听她这么一说,我心里隐约泛起了不祥的预感,第一次碰到她不就是在医护室的产房旁吗?难道……
“你没有猜错!”女人看到我脸上的表情满意地点了点头,摇摇头甩开嘴边的发丝,“是在产房,是Redback所在的产房……”
“你对她做了什么?”听她之言,妻儿两样我仅存的珍宝似乎都被她动过手脚,禁不住脑中充血跳了过去,一把掐住她的脖子疯狂地叫了起来。

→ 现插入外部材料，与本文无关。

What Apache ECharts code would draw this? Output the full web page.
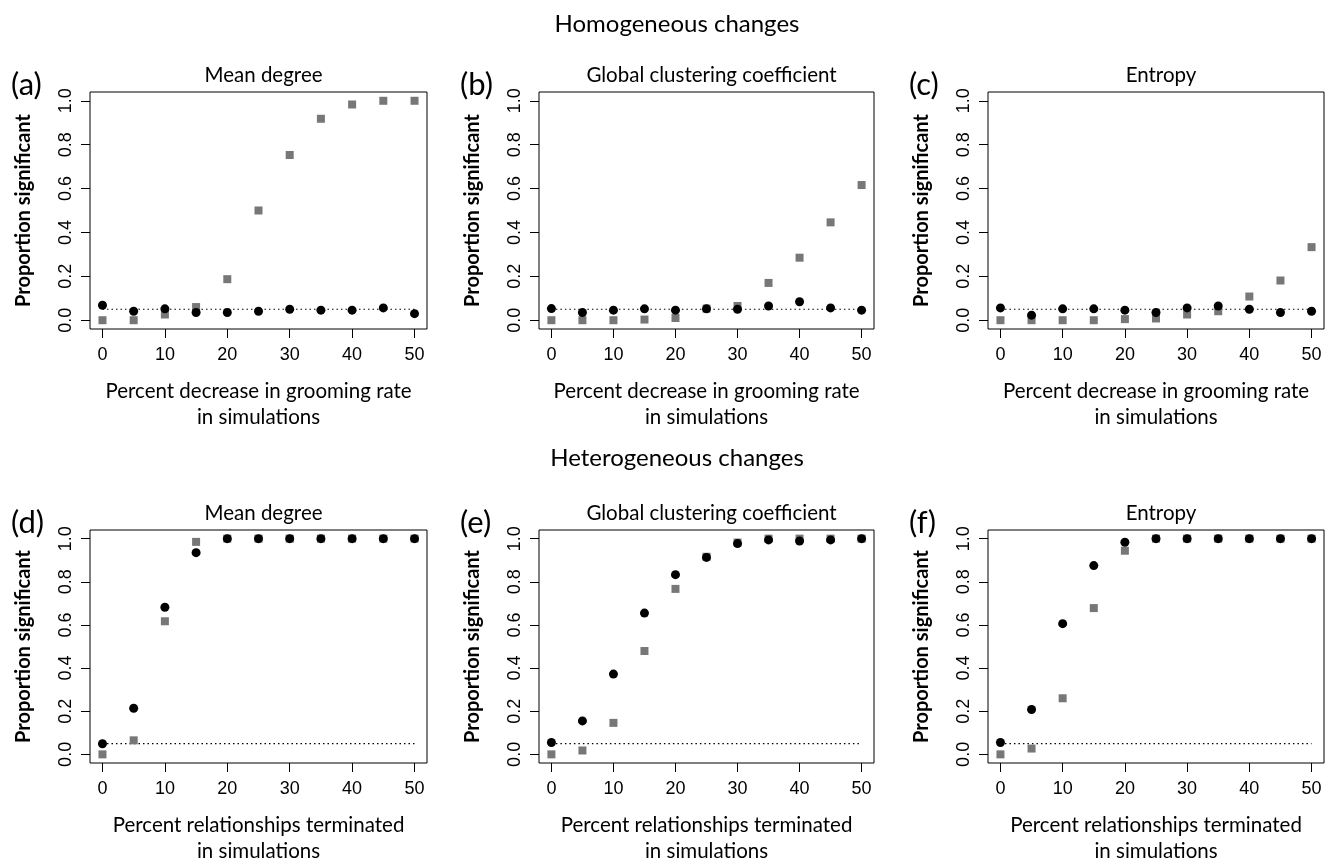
<!DOCTYPE html>
<html lang="en">
<head>
<meta charset="UTF-8">
<title>Proportion significant</title>
<style>
  html, body { margin: 0; padding: 0; background: #fff; }
  #chart { width: 1333px; height: 865px; }
</style>
</head>
<body>
<div id="chart"></div>
<script src="https://cdn.jsdelivr.net/npm/echarts@6/dist/echarts.min.js"></script>
<script>
// x positions (percent) shared by all panels
var xVals = [0, 5, 10, 15, 20, 25, 30, 35, 40, 45, 50];
var xTicks = [0, 10, 20, 30, 40, 50];
var yTicks = [0, 0.2, 0.4, 0.6, 0.8, 1.0];
var threshold = 0.05;

// homogeneous changes
var aSquares = [0.0, 0.0, 0.026, 0.06, 0.187, 0.50, 0.753, 0.918, 0.983, 1.0, 1.0];
var aCircles = [0.068, 0.041, 0.052, 0.035, 0.035, 0.041, 0.05, 0.046, 0.046, 0.056, 0.03];
var bSquares = [0.0, 0.0, 0.0, 0.003, 0.01, 0.053, 0.065, 0.17, 0.285, 0.446, 0.616];
var bCircles = [0.053, 0.035, 0.046, 0.052, 0.046, 0.052, 0.05, 0.065, 0.084, 0.056, 0.046];
var cSquares = [0.0, 0.0, 0.0, 0.0, 0.005, 0.008, 0.026, 0.041, 0.108, 0.181, 0.333];
var cCircles = [0.056, 0.023, 0.052, 0.052, 0.046, 0.035, 0.056, 0.065, 0.05, 0.035, 0.041];

// heterogeneous changes
var dSquares = [0.0, 0.065, 0.617, 0.985, 1.0, 1.0, 1.0, 1.0, 1.0, 1.0, 1.0];
var dCircles = [0.049, 0.214, 0.682, 0.935, 1.0, 1.0, 1.0, 1.0, 1.0, 1.0, 1.0];
var eSquares = [0.0, 0.018, 0.146, 0.479, 0.767, 0.916, 0.982, 1.0, 1.0, 1.0, 1.0];
var eCircles = [0.055, 0.155, 0.372, 0.655, 0.833, 0.913, 0.977, 0.994, 0.989, 0.994, 1.0];
var fSquares = [0.0, 0.027, 0.26, 0.678, 0.944, 1.0, 1.0, 1.0, 1.0, 1.0, 1.0];
var fCircles = [0.055, 0.208, 0.606, 0.875, 0.983, 1.0, 1.0, 1.0, 1.0, 1.0, 1.0];

var panelTitles = ['Mean degree', 'Global clustering coefficient', 'Entropy',
                   'Mean degree', 'Global clustering coefficient', 'Entropy'];
var panelLetters = ['(a)', '(b)', '(c)', '(d)', '(e)', '(f)'];
var xNames = ['Percent decrease in grooming rate\nin simulations',
              'Percent relationships terminated\nin simulations'];
var squares = [aSquares, bSquares, cSquares, dSquares, eSquares, fSquares];
var circles = [aCircles, bCircles, cCircles, dCircles, eCircles, fCircles];

var TXT = 'Lato, "Open Sans", sans-serif';
var NUM = '"Liberation Sans", Arial, sans-serif';

// plot box positions
var cols = [{ left: 90, width: 337 }, { left: 539, width: 335 }, { left: 988, width: 336 }];
var rows = [{ top: 92, height: 237 }, { top: 530, height: 238 }];

function pairs(vals) {
  return xVals.map(function (x, i) { return [x, vals[i]]; });
}

var grids = [], xAxes = [], yAxes = [], series = [], titles = [];

titles.push({ text: 'Homogeneous changes', left: 672, top: 7, textAlign: 'center',
  textStyle: { fontFamily: TXT, fontSize: 24, fontWeight: 'normal', color: '#000' } });
titles.push({ text: 'Heterogeneous changes', left: 672, top: 441, textAlign: 'center',
  textStyle: { fontFamily: TXT, fontSize: 24, fontWeight: 'normal', color: '#000' } });

for (var p = 0; p < 6; p++) {
  var c = cols[p % 3], r = rows[Math.floor(p / 3)];
  grids.push({ left: c.left, top: r.top, width: c.width, height: r.height,
    show: true, borderColor: '#000', borderWidth: 1, backgroundColor: 'transparent' });

  titles.push({ text: panelTitles[p], left: c.left + c.width / 2, top: r.top - 32, textAlign: 'center',
    textStyle: { fontFamily: TXT, fontSize: 20.5, fontWeight: 'normal', color: '#000' } });
  titles.push({ text: panelLetters[p], left: c.left - 84, top: r.top - 28,
    textStyle: { fontFamily: TXT, fontSize: 31, fontWeight: 'normal', color: '#000' } });

  xAxes.push({
    gridIndex: p, type: 'value', min: -2, max: 52,
    name: xNames[Math.floor(p / 3)], nameLocation: 'middle', nameGap: 49,
    nameTextStyle: { fontFamily: TXT, fontSize: 20.5, color: '#000', lineHeight: 26 },
    axisLine: { show: false, onZero: false },
    axisTick: { show: true, length: 9, customValues: xTicks, lineStyle: { color: '#000' } },
    axisLabel: { customValues: xTicks, margin: 17, fontFamily: NUM, fontSize: 18, color: '#000' },
    splitLine: { show: false }
  });
  yAxes.push({
    gridIndex: p, type: 'value', min: -0.04, max: 1.04,
    name: 'Proportion significant', nameLocation: 'middle', nameGap: 56,
    nameTextStyle: { fontFamily: TXT, fontSize: 20, fontWeight: 'bold', color: '#000' },
    axisLine: { show: false, onZero: false },
    axisTick: { show: true, length: 9, customValues: yTicks, lineStyle: { color: '#000' } },
    axisLabel: { customValues: yTicks, rotate: 90, margin: 15, fontFamily: NUM, fontSize: 18, color: '#000',
      formatter: function (v) { return v.toFixed(1); } },
    splitLine: { show: false }
  });

  series.push({
    type: 'line', xAxisIndex: p, yAxisIndex: p, symbol: 'none', silent: true,
    data: [[xTicks[0], threshold], [xTicks[xTicks.length - 1], threshold]],
    lineStyle: { color: '#000', width: 1.2, type: [1.5, 3] }, z: 1
  });
  series.push({
    type: 'scatter', xAxisIndex: p, yAxisIndex: p, symbol: 'rect', symbolSize: 8,
    data: pairs(squares[p]), itemStyle: { color: '#777777', opacity: 1 }, z: 2
  });
  series.push({
    type: 'scatter', xAxisIndex: p, yAxisIndex: p, symbol: 'circle', symbolSize: 9,
    data: pairs(circles[p]), itemStyle: { color: '#000', opacity: 1 }, z: 3
  });
}

var chart = echarts.init(document.getElementById('chart'), null, { renderer: 'canvas' });
chart.setOption({
  animation: false,
  backgroundColor: '#fff',
  title: titles,
  grid: grids,
  xAxis: xAxes,
  yAxis: yAxes,
  series: series
});
</script>
</body>
</html>
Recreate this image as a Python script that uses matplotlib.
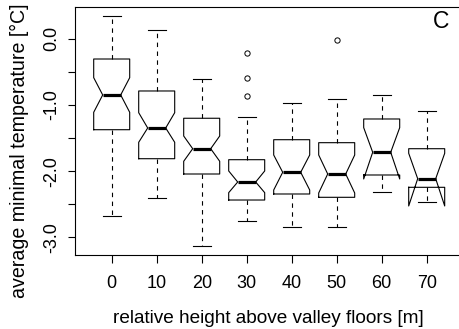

她的脖子很细,刚出过汗滑滑的,我能感觉到她的动脉在我拇指边上“突突”地跳动,薄薄一层的肌肉下面便是颈椎骨,拇指的边缘轻轻地卡在椎节的中间,感觉只要再用一点力,便可以把她的脑袋生生地给揪下来。
“嘀!嘀!嘀!”女人胸前的挂包突然尖叫起来,把我从怒火中惊醒。凝神一看,那挂包前面的五个指示灯中一个绿色的亮了,然后开始向黄色升级,估计红色过后就是爆炸了。这个女人没有骗我,这确实是个炸弹。
迫不得已,我只能松开了手,那个女人这才缓过气来。但即使在刚才那样痛苦的窒息中,这家伙仍是一副有恃无恐之态,看来她是吃死我了!
“如果不介意,我要走了!”远处的枪声似乎有停歇的倾向,女人冲我笑了笑,点头指指我仍虚握着她脖子的虎口道,“介意松开手吗?”
“给我个理由!”我又紧紧一握,看到她脸色发白,绿灯再次亮起,我才又松开手。
“你老婆剖腹产的收尾工作是我做的。”女人说到这里淡淡一笑,“我在针线上动了点手脚。”
“什么手脚?”我掐她的脖子,可是想到这样她就没有办法回答,只能又松开。
“其中几针缝线是特制的,腊封的线绳其实是带了小病毒的!”说到这里她慢慢放下手,从口袋里拿出一个小瓶,里面是淡绿色的液体,“手术后一个小时,那腊封便会被人的体温熔化,里面的病毒便会泄漏出来。没有抗病毒血清她就死定了!”
我一下子傻住了!这女人的话如果是真的,那么现在……
“你有一个半小时的时间去救她!”女人摇了摇手里的药瓶,“这是血清!”
“可是……”我这下明白这女人为什么这样有恃无恐了。
“孩子和情人之间你必须选择一下了!”她慢慢地后退开来,我却没有办法阻止她。